During the summer months it was not unusual to see a church sponsored band leading a small parade of church members to a favorite picnic ground for the churches annual summer picnic.

One such site now forgotten lay between the railroad tracks and Lutheran Cemetery, towards its northern end. The site owned at the time by the Lutheran cemetery was a favorite spot for leisurely summer church picnics.

Most of the time the annual church outings were held on Sunday and were complete with outdoor church services. Once the services were over families would visit and decorate the graves of family member’s.

After the gravesite visits were over the church members would return to the picnic area for an afternoon of fun and games.

Summer band concerts were always a favorite with the people of Sheboygan. In places such as Lakeview Park, Fountain Park and Sheridan Park weekly band concerts were held in quaint raised bandstands, now all torn down. These bandstands looked as though they had been taken straight out of a Norman Rockwell painting.

Special open trolley cars were run to Elkhart Lake and Crystal Lake for such events as the popular Elkhart Lake Fireman’s picnic. At these gatherings beer and brats were a necessity, but then so was a brass band.

The band members came from whatever organization or city sponsored them. Don’t assume that because all the band members were amatures that the music was also amateurish, it was not, many of them were very good.

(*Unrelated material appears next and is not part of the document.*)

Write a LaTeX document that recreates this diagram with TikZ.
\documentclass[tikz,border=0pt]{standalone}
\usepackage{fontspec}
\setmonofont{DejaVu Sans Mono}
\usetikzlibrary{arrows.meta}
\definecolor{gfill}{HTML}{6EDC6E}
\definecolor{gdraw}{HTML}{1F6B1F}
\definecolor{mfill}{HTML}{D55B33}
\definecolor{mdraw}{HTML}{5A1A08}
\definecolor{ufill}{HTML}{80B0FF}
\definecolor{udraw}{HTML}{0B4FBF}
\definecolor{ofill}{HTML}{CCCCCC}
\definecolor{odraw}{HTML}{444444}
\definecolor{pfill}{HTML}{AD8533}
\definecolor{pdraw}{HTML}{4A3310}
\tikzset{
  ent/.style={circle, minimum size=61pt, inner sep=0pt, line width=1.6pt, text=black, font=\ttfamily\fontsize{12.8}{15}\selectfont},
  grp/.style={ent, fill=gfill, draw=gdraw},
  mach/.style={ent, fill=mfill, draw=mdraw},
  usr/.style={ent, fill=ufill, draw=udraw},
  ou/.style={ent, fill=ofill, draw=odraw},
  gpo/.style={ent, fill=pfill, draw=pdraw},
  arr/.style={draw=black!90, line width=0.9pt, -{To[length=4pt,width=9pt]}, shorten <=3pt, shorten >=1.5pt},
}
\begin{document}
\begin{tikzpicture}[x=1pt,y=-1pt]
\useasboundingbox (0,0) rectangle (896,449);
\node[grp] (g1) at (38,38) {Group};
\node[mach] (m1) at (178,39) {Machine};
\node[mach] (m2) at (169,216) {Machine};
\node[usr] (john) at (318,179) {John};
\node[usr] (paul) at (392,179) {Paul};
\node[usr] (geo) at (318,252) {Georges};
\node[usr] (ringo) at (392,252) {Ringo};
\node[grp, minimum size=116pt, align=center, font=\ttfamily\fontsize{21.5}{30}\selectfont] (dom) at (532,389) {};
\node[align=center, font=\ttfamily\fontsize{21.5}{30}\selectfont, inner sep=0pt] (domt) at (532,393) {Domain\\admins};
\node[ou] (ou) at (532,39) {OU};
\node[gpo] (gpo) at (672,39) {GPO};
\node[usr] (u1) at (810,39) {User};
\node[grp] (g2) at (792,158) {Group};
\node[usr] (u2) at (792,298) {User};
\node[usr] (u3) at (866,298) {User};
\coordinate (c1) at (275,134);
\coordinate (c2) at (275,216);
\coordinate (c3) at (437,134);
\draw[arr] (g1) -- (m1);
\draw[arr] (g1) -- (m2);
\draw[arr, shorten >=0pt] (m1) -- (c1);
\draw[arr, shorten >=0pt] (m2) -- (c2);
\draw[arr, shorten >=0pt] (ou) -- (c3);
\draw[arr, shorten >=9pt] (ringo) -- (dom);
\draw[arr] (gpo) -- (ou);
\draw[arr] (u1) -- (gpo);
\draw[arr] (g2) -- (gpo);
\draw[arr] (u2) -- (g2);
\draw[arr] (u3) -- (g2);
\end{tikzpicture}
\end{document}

Organizations and churches were not the only ones to have summer outings, most of the larger industries in the city and the county sponsored large summer picnics free of charge to employees for a year’s hard work.

One of the largest and most eagerly looked forward to 4th of July picnics was the huge Kohler Company Picnic held near the Kohler Plant every summer.

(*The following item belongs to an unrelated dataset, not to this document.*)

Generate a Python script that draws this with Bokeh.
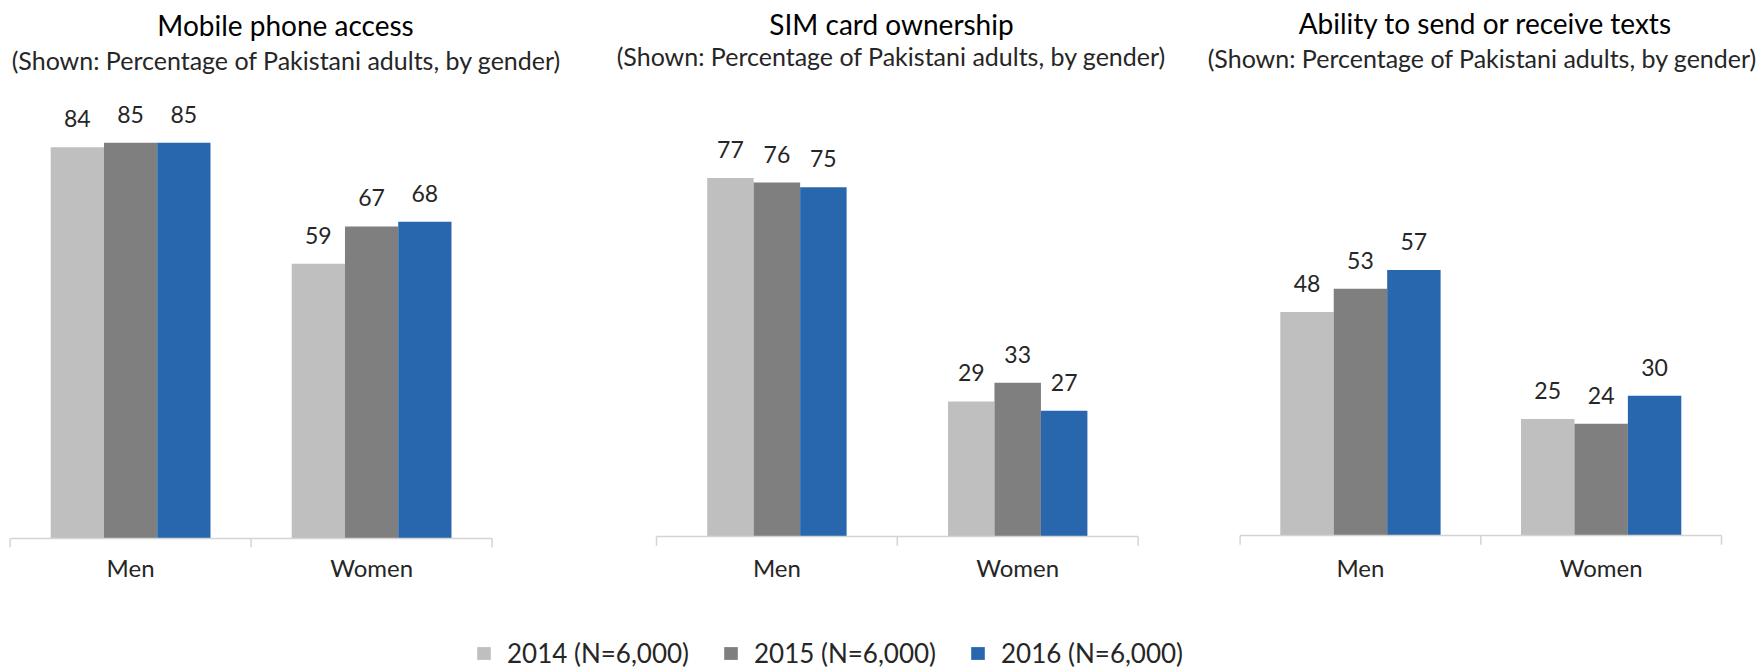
from bokeh.plotting import figure
from bokeh.models import (Range1d, ColumnDataSource, LabelSet, Label, Legend, LegendItem,
                          FixedTicker)
from bokeh.transform import dodge
from bokeh.layouts import column, row
from bokeh.core.properties import value
from bokeh.embed import file_html
from bokeh.resources import INLINE

# ---------------- data ----------------
genders = ["Men", "Women"]
years = ["2014 (N=6,000)", "2015 (N=6,000)", "2016 (N=6,000)"]
titles = ["Mobile phone access", "SIM card ownership", "Ability to send or receive texts"]
subtitle = "(Shown: Percentage of Pakistani adults, by gender)"

access_2014 = [84, 59]
access_2015 = [85, 67]
access_2016 = [85, 68]

sim_2014 = [77, 29]
sim_2015 = [76, 33]
sim_2016 = [75, 27]

texts_2014 = [48, 25]
texts_2015 = [53, 24]
texts_2016 = [57, 30]

series = [
    [access_2014, access_2015, access_2016],
    [sim_2014, sim_2015, sim_2016],
    [texts_2014, texts_2015, texts_2016],
]

# ---------------- style / layout ----------------
colors = ["#BFBFBF", "#7F7F7F", "#2867AE"]
FONT = "Lato"
TXT = "#262626"
AXIS = "#D4D4D4"
ROW_H = 600
MB_BOTTOM = 53
FRAME_H = ROW_H - MB_BOTTOM
SCALE = 4.657  # px per percentage point
TITLE_SHIFT = 10

layouts = [
    dict(left=0, w=590, axis_left=9.6, cat=241.0, axis_y=538, bar=0.221,
         title=(285, 34), sub=(286, 69)),
    dict(left=590, w=598, axis_left=656.0, cat=240.8, axis_y=536, bar=0.193,
         title=(891, 33), sub=(891, 65)),
    dict(left=1188, w=572, axis_left=1239.6, cat=240.7, axis_y=535, bar=0.222,
         title=(1485, 32), sub=(1482, 67)),
]

sources = []


def make_panel(title, vals, L):
    center0 = L["axis_left"] + L["cat"] / 2
    xr = Range1d((L["left"] - center0) / L["cat"], (L["left"] + L["w"] - center0) / L["cat"])
    yr = Range1d(-(FRAME_H - L["axis_y"]) / SCALE, L["axis_y"] / SCALE)
    p = figure(width=L["w"], height=ROW_H, x_range=xr, y_range=yr,
               toolbar_location=None, output_backend="svg",
               y_axis_location=None, title=None, min_border=0)
    p.min_border_bottom = MB_BOTTOM
    p.outline_line_color = None
    p.grid.visible = False
    p.background_fill_color = "white"
    p.border_fill_color = "white"

    idx = list(range(len(genders)))
    data = {"idx": idx, "gender": genders}
    for i, v in enumerate(vals):
        data[f"v{i}"] = v
        data[f"t{i}"] = [str(x) for x in v]
    src = ColumnDataSource(data)
    sources.append(src)

    for i in range(3):
        off = (i - 1) * L["bar"]
        p.vbar(x=dodge("idx", off), top=f"v{i}", bottom=0,
               width=L["bar"], source=src, fill_color=colors[i], line_color=None)
        p.add_layout(LabelSet(x=dodge("idx", off), y=f"v{i}", text=f"t{i}",
                              source=src, y_offset=20, text_align="center",
                              text_baseline="alphabetic", text_font=value(FONT),
                              text_font_size="23px", text_color=TXT))

    # category axis line and separators
    p.segment(x0=dodge("idx", -0.5), y0=0, x1=dodge("idx", 0.5), y1=0,
              source=src, line_color=AXIS, line_width=1.5)
    p.segment(x0=dodge("idx", -0.5), y0=0, x1=dodge("idx", -0.5), y1=-2,
              source=src, line_color=AXIS, line_width=1.5)
    end_src = ColumnDataSource({"idx": [idx[-1]]})
    p.segment(x0=dodge("idx", 0.5), y0=0, x1=dodge("idx", 0.5), y1=-2,
              source=end_src, line_color=AXIS, line_width=1.5)

    ax = p.xaxis[0]
    ax.ticker = FixedTicker(ticks=idx)
    ax.major_label_overrides = {i: g for i, g in zip(idx, genders)}
    ax.axis_line_color = None
    ax.major_tick_line_color = None
    ax.minor_tick_line_color = None
    ax.major_tick_out = 0
    ax.major_tick_in = 0
    ax.major_label_standoff = 5
    ax.major_label_text_font = FONT
    ax.major_label_text_font_size = "24px"
    ax.major_label_text_color = TXT

    tx, ty = L["title"]
    sx, sy = L["sub"]
    p.add_layout(Label(x=tx - L["left"], y=FRAME_H - ty + TITLE_SHIFT,
                       x_units="screen", y_units="screen",
                       text=title, text_align="center", text_baseline="alphabetic",
                       text_font=FONT, text_font_size="28px", text_color="#000000"))
    p.add_layout(Label(x=sx - L["left"], y=FRAME_H - sy + TITLE_SHIFT,
                       x_units="screen", y_units="screen",
                       text=subtitle, text_align="center", text_baseline="alphabetic",
                       text_font=FONT, text_font_size="25px", text_color=TXT))
    return p


panels = [make_panel(t, s, L) for t, s, L in zip(titles, series, layouts)]

# ---------------- legend ----------------
lf = figure(width=1760, height=70, x_range=Range1d(10, 11), y_range=Range1d(0, 1),
            toolbar_location=None, output_backend="svg", min_border=0,
            x_axis_location=None, y_axis_location=None, title=None)
lf.outline_line_color = None
lf.grid.visible = False
rs = [lf.vbar(x="idx", top=f"v{i}", width=0.1, source=sources[0], fill_color=c,
              line_color=None, visible=False) for i, c in enumerate(colors)]
legend = Legend(items=[LegendItem(label=y, renderers=[r]) for y, r in zip(years, rs)],
                location=(475, 1), orientation="horizontal", glyph_width=17, glyph_height=16,
                label_standoff=15, spacing=33, padding=0, margin=0, border_line_color=None,
                background_fill_alpha=0, inactive_fill_alpha=0,
                label_text_font=FONT, label_text_font_size="26px", label_text_color=TXT)
lf.add_layout(legend)

layout = column(row(*panels), lf)
open("out.html", "w").write(file_html(layout, INLINE))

On this festive occasion food and drink were plentiful, but on at least one these occasions the music was provided by a band considered by many as the best band in the USA, the mighty John Phillip Souza Band.

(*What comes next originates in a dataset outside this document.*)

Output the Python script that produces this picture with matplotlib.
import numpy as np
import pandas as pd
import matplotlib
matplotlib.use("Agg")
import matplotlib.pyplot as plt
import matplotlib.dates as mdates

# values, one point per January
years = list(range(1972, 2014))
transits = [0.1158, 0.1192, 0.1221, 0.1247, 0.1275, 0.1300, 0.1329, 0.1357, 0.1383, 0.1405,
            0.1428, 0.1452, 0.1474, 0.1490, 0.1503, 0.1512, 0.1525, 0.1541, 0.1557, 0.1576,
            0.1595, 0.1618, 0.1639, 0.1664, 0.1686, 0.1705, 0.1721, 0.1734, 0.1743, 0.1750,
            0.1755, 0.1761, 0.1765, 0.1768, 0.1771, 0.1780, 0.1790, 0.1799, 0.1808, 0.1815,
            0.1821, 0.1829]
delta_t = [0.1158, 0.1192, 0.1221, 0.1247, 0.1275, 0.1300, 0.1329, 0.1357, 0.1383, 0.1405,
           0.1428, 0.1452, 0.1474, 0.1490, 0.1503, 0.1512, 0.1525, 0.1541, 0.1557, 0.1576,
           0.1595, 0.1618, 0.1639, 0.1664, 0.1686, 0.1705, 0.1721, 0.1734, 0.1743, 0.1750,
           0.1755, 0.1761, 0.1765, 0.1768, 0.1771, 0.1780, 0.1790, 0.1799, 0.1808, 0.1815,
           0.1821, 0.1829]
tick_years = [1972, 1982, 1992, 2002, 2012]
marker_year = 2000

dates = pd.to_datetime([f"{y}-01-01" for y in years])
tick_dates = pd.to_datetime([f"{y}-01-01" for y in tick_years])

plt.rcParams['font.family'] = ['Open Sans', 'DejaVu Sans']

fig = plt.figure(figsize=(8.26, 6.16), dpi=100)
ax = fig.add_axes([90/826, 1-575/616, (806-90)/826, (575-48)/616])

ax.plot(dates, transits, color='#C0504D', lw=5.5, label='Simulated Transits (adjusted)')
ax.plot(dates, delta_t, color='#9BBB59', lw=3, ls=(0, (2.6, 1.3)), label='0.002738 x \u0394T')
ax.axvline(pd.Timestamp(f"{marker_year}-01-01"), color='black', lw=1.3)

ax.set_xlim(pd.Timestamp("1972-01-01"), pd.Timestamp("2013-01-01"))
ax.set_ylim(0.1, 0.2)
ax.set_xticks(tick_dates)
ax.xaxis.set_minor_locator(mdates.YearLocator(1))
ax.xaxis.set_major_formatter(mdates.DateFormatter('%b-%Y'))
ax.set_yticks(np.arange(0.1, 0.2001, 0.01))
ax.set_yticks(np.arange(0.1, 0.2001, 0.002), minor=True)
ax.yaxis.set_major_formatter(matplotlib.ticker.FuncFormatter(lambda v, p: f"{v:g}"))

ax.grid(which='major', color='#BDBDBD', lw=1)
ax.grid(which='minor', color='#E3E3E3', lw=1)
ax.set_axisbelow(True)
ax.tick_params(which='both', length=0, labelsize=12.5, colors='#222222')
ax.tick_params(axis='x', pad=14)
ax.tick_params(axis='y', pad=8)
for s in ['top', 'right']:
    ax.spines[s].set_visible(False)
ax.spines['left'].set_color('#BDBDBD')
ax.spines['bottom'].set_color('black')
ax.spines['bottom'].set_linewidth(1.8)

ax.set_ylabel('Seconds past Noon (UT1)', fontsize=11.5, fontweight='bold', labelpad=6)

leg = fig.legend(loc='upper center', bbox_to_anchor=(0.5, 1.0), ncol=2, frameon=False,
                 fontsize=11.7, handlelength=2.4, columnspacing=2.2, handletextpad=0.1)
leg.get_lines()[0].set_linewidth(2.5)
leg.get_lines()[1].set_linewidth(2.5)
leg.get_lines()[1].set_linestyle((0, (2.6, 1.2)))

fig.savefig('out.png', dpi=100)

What a treat that was for picnic goers, to have the finest band in the country play for them.

But what was the 4th of July like in Sheboygan 100 years ago? In looking through 100-year old newspapers of the time it would seem that the holiday was celebrated not too much different than it is now.

The day started out with a parade that featured city officials, marching police officers, mailmen, firemen and troops of soldiers, all veterans of the Spanish American War and the Civil war.

The parade, much like today, would assemble in the area of N.8th and Center then proceed north to Michigan Ave, then west to Born’s Park. Born’s park, which no longer exists, was located between Michigan Ave. and St. Clair Ave., N.14th Street and N 15th. Street. The one square block park was gaily decorated with flags and bunting and illuminated at night by Japanese lanterns as well as the then new incandescent lights.

In the afternoon a concert was held and during the evening hundreds attended a large dance in a building on the park grounds known as the armory.

Food and drink, lots of it mostly beer, was provided. Throughout the city numerous halls and societies held dances, as well as many churches holding church picnics.

In the evening a large fireworks display was presented to huge admiring crowds. Then as now personal fireworks were illegal, but many chose to violate the law.

The Sheboygan Herald of July 5, 1905 proclaimed “Sheboygan had no fatalities due to the new law prohibiting fireworks, however six persons were injured. Even the pursuit of missing thumbs, together with torn finders, and powder burnt face is unusually small.”

More than the usual number of drunk and disorderly arrests was made by the police. It doesn’t seem that much has changed over the past 100 years.

Brass marching bands have a long tradition and history in our city. 50 years or more ago brass bands abounded, it seems that almost every church and fraternal organization had a marching band.

Many of the bands were sponsored by German fraternal organizations. Germans love music, love to dance to it, and drink beer to it, and just to listen to it. The German Ompa Band with its rumbling tubas and brass interments are still much admired by many.

Marching bands still exist of course but somehow they just don’t seem the same. Maybe it’s because were not sitting in a grassy park on a warm summer night with our arm around someone we care a lot about with stars twinkling overhead, as the band plays in a gazebo like bandstand.

What would Fourth of July be without the brass bands?

I have to go now I think I can hear the squeal of bagpipes. Could parade a be coming? I was wrong. I was standing on my cat’s tail.

Both Joy and I wish you all a pleasant and safe holiday. And please take just a moment to reflect on what the 4th of July is all about.

Today’s Tidbit; Parades and marching bands date all the way back to Roman times when victorious Roman Legions would be allowed to parade through Rome.

The Roman army normally was forbidden to enter Rome, but after a great victory they were granted what was known as a triumph, or parade as we now know them.